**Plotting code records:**
===

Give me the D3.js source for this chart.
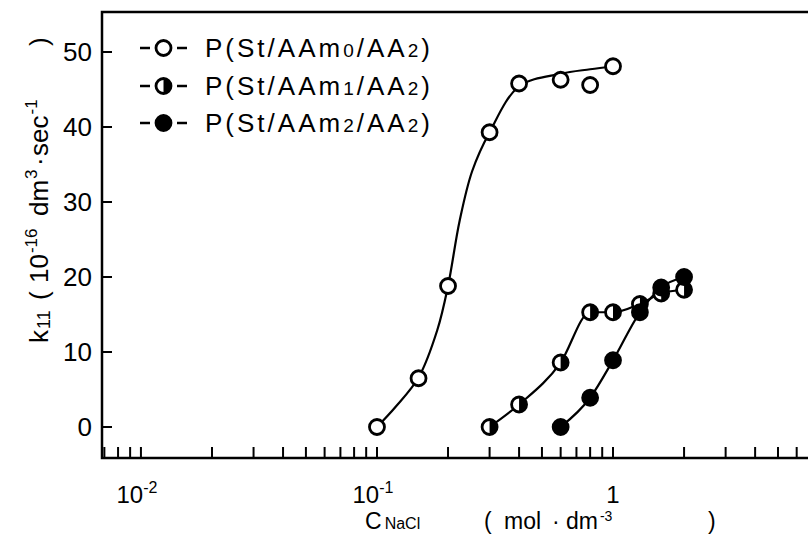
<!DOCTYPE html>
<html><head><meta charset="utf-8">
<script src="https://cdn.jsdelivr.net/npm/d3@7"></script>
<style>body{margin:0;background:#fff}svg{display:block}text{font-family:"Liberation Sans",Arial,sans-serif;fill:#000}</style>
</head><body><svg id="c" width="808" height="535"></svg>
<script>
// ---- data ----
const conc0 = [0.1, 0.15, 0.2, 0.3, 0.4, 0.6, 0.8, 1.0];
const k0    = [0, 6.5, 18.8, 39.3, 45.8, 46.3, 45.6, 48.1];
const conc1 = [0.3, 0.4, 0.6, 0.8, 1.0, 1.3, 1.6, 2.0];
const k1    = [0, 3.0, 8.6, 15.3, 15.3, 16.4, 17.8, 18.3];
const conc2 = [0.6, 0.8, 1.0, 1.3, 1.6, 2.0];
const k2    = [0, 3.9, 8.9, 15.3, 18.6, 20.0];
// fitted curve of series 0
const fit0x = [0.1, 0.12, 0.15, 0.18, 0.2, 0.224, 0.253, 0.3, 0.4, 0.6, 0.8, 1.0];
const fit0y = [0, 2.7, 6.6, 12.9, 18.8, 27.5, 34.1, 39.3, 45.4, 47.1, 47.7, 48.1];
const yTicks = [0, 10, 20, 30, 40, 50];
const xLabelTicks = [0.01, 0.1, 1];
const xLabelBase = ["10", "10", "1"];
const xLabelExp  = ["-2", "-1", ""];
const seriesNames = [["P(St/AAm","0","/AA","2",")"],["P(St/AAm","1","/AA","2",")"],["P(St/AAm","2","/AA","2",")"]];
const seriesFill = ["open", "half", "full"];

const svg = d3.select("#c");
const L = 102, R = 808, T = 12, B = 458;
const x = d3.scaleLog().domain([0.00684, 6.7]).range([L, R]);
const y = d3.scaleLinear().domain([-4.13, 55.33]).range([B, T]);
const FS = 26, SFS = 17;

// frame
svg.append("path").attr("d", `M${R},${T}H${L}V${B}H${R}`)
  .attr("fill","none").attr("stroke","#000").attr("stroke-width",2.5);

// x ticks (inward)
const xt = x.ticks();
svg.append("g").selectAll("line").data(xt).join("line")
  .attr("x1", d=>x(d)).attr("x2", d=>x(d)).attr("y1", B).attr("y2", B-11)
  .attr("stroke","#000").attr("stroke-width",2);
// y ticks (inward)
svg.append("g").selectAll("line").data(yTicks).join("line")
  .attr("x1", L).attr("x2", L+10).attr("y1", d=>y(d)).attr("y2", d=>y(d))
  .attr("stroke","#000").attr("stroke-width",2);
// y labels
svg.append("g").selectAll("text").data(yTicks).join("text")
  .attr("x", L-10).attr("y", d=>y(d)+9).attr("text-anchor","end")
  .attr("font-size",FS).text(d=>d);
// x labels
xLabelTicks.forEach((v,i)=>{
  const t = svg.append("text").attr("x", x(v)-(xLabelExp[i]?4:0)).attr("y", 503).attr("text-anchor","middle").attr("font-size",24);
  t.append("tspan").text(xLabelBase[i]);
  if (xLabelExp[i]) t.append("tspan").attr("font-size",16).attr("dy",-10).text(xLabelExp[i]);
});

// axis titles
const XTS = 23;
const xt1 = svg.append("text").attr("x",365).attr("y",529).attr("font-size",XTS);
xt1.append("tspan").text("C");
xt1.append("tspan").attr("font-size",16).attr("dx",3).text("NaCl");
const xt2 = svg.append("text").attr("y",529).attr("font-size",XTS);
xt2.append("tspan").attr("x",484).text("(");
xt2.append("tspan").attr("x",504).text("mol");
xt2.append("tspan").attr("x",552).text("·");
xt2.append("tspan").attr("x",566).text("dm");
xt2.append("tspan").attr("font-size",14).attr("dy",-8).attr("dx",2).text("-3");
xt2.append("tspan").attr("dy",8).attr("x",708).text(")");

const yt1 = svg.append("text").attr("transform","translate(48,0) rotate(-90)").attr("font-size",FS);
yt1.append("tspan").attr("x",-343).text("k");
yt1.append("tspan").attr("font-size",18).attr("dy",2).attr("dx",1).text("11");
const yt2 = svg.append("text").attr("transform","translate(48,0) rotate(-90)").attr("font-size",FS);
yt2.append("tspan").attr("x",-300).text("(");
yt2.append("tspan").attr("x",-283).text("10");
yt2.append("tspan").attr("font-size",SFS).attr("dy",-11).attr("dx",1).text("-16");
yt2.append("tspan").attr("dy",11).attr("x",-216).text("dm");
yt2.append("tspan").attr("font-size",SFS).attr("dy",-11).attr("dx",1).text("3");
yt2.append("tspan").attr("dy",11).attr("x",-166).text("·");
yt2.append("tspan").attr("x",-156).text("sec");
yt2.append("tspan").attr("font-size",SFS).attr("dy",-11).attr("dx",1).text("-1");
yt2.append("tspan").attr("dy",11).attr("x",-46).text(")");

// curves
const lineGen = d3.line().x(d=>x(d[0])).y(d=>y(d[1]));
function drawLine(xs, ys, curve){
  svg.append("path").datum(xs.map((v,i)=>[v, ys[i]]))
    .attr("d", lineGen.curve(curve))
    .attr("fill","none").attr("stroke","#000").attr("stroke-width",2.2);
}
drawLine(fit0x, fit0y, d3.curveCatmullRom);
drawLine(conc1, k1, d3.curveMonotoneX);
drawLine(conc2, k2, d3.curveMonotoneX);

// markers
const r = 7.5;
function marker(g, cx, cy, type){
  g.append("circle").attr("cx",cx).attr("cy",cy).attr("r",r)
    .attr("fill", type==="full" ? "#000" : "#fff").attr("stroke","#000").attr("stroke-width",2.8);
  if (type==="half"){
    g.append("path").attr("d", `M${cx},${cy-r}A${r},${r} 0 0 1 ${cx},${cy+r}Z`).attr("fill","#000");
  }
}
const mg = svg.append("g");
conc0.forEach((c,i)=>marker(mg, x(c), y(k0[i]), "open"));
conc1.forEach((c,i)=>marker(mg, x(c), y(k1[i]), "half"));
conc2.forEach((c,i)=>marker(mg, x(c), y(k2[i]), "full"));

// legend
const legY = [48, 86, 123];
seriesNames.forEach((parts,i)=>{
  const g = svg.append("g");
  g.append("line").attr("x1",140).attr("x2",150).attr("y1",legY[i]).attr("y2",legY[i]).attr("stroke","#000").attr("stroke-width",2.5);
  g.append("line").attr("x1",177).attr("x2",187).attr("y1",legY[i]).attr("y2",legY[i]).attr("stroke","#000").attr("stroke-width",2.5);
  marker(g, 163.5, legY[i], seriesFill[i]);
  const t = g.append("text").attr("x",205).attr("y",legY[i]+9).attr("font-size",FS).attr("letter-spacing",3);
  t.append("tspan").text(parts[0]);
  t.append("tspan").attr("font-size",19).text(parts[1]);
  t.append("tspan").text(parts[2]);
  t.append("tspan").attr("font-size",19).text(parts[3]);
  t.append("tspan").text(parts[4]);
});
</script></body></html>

===

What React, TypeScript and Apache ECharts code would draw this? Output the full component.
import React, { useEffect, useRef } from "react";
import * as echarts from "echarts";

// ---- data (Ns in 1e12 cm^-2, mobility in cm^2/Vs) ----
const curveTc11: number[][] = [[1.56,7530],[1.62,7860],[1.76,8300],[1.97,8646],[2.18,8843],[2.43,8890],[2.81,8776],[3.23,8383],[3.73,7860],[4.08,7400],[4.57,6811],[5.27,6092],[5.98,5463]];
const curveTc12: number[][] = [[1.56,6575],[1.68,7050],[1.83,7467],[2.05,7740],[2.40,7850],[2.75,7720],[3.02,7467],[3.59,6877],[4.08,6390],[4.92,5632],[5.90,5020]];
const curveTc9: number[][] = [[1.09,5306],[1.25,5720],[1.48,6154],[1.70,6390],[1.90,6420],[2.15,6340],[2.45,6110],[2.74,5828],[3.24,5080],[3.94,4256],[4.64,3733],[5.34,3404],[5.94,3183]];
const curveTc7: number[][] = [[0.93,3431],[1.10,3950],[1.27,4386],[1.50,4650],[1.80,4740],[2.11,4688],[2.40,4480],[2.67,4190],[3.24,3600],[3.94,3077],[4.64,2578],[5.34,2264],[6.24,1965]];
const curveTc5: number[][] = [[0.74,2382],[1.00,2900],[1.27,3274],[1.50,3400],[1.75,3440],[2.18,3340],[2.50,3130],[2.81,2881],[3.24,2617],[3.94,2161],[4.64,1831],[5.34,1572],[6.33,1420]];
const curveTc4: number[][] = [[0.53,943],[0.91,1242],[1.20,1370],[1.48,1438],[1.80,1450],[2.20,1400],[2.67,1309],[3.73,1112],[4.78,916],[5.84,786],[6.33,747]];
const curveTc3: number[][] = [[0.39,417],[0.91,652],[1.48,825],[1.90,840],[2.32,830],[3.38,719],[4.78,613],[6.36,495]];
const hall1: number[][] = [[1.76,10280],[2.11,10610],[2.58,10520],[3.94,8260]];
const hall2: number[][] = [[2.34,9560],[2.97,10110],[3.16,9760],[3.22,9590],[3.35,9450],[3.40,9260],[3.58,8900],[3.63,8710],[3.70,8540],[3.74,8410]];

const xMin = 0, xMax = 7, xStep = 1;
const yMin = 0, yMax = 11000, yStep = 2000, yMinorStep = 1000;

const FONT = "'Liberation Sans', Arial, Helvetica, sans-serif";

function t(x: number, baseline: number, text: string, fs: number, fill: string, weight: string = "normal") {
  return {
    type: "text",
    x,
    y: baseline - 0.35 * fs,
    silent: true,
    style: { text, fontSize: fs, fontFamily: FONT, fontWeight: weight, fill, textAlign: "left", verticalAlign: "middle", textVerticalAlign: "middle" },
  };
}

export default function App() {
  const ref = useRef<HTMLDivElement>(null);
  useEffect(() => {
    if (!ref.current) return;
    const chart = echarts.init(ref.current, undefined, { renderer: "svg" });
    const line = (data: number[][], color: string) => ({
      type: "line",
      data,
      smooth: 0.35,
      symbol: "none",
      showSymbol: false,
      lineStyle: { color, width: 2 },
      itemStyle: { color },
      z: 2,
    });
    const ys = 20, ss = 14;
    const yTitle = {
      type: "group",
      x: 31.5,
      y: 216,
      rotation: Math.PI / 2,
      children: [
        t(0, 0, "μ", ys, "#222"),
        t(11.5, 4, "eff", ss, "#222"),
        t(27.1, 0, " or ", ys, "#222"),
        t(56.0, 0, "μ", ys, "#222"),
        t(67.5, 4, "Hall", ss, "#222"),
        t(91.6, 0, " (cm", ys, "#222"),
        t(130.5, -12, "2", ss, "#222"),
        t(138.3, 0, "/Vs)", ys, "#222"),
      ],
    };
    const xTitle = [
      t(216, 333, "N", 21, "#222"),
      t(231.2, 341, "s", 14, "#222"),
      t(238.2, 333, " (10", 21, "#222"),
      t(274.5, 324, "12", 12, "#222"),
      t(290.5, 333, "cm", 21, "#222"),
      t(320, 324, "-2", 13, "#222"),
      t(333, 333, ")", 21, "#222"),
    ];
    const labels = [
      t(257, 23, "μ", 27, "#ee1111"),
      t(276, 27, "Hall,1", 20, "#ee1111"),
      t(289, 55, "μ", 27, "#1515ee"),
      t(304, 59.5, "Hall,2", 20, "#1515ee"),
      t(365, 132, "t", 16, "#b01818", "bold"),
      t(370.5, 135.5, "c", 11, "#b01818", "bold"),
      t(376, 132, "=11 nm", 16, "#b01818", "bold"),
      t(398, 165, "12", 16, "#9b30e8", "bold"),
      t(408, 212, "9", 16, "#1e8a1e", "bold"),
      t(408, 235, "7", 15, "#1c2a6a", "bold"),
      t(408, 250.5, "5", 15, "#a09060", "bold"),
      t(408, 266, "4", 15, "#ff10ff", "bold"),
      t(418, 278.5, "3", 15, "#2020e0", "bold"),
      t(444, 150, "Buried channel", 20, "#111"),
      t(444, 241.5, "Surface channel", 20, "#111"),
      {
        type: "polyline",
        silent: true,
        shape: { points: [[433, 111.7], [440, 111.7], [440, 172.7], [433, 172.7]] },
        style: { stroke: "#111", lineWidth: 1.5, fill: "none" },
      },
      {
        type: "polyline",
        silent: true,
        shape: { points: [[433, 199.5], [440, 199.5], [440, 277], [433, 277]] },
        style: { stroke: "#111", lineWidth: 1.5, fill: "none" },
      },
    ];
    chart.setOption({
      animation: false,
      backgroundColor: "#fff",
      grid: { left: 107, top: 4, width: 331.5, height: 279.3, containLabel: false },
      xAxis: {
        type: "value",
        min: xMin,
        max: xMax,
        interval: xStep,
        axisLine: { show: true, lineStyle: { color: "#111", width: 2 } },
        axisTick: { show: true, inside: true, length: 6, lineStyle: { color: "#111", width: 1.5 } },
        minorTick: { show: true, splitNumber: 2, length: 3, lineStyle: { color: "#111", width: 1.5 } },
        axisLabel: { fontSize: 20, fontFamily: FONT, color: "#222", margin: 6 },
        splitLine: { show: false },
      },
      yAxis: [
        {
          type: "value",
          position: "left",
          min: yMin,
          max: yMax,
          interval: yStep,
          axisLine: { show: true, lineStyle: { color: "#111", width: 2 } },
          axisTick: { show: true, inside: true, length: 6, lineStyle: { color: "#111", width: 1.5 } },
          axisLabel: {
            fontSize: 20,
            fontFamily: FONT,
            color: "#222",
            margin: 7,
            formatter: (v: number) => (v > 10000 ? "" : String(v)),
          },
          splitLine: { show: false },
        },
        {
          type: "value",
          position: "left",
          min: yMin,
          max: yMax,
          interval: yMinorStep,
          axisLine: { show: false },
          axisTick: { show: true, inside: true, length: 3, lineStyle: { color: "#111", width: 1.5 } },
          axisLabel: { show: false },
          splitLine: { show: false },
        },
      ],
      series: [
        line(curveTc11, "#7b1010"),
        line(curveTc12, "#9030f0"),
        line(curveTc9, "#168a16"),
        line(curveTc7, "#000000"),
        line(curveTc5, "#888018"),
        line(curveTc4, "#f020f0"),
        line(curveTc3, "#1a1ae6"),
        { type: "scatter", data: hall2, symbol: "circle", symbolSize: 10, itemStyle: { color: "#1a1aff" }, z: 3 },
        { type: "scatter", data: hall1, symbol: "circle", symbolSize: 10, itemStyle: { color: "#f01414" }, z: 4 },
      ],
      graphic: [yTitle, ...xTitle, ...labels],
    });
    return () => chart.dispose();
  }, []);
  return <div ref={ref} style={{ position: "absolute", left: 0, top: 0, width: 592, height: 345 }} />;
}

===

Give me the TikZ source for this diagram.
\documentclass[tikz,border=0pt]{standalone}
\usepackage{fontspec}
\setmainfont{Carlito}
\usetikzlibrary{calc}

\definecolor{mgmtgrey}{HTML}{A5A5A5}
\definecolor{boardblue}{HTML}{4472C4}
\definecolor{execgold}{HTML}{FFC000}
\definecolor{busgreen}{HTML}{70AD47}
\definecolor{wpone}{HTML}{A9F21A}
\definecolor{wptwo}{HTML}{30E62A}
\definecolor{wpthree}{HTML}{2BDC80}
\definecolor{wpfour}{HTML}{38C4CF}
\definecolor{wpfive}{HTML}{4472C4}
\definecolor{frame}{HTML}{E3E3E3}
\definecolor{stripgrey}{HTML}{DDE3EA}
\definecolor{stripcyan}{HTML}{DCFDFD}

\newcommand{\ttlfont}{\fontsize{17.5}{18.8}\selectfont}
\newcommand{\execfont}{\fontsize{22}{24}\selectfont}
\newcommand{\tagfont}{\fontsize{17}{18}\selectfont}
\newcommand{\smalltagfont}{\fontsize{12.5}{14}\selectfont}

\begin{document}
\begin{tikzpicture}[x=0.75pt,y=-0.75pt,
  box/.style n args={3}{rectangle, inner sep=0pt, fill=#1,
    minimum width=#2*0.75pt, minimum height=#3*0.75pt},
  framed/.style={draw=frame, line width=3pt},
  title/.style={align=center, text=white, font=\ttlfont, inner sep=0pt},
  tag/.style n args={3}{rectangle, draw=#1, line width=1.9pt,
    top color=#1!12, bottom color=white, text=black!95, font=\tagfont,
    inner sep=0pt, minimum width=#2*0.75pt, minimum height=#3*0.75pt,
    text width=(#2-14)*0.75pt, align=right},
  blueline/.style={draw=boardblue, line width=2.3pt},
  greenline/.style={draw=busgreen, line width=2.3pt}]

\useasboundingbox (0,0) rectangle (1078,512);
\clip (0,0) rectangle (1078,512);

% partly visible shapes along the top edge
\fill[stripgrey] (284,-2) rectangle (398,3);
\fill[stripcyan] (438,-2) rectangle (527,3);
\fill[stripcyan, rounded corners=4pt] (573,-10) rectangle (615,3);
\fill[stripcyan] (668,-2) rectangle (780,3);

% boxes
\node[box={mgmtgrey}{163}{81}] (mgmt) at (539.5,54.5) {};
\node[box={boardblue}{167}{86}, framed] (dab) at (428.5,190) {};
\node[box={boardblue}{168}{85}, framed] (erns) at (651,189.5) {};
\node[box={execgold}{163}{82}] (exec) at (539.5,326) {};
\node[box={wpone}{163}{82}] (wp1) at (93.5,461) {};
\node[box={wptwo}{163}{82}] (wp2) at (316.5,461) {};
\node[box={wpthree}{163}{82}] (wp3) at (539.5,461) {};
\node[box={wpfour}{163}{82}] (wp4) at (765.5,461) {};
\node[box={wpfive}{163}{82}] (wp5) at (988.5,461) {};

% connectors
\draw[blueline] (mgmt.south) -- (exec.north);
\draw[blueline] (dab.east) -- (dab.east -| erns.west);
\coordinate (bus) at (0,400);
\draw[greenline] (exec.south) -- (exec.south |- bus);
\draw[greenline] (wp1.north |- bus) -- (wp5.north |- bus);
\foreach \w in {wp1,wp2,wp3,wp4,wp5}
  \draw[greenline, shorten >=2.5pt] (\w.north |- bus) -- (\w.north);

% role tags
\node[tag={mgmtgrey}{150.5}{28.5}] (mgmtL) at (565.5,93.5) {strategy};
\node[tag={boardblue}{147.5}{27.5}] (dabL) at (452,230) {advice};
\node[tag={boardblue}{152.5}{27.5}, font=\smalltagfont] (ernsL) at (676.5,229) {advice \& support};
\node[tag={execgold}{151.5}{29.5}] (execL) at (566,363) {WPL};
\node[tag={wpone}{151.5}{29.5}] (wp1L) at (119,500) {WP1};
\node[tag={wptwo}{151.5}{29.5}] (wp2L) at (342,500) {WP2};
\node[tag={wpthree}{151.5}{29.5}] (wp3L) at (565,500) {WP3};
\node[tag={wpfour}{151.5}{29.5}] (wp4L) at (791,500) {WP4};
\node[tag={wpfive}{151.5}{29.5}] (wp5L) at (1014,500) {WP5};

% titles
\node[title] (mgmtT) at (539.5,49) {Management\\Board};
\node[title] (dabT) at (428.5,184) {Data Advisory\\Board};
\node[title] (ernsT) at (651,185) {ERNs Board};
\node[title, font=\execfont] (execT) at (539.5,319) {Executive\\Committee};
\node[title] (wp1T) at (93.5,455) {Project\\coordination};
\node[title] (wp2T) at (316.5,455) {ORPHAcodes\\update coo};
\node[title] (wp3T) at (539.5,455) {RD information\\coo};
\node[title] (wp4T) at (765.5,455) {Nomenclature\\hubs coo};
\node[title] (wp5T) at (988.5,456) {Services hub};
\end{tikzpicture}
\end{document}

===

**Description of the task:** Reproduce exactly, and only, the lines from the one that contains "What React, TypeScript" down to the one that contains "import * as", both ends included.

**Task solution:**
What React, TypeScript and Apache ECharts code would draw this? Output the full component.
import React, { useEffect, useRef } from "react";
import * as echarts from "echarts";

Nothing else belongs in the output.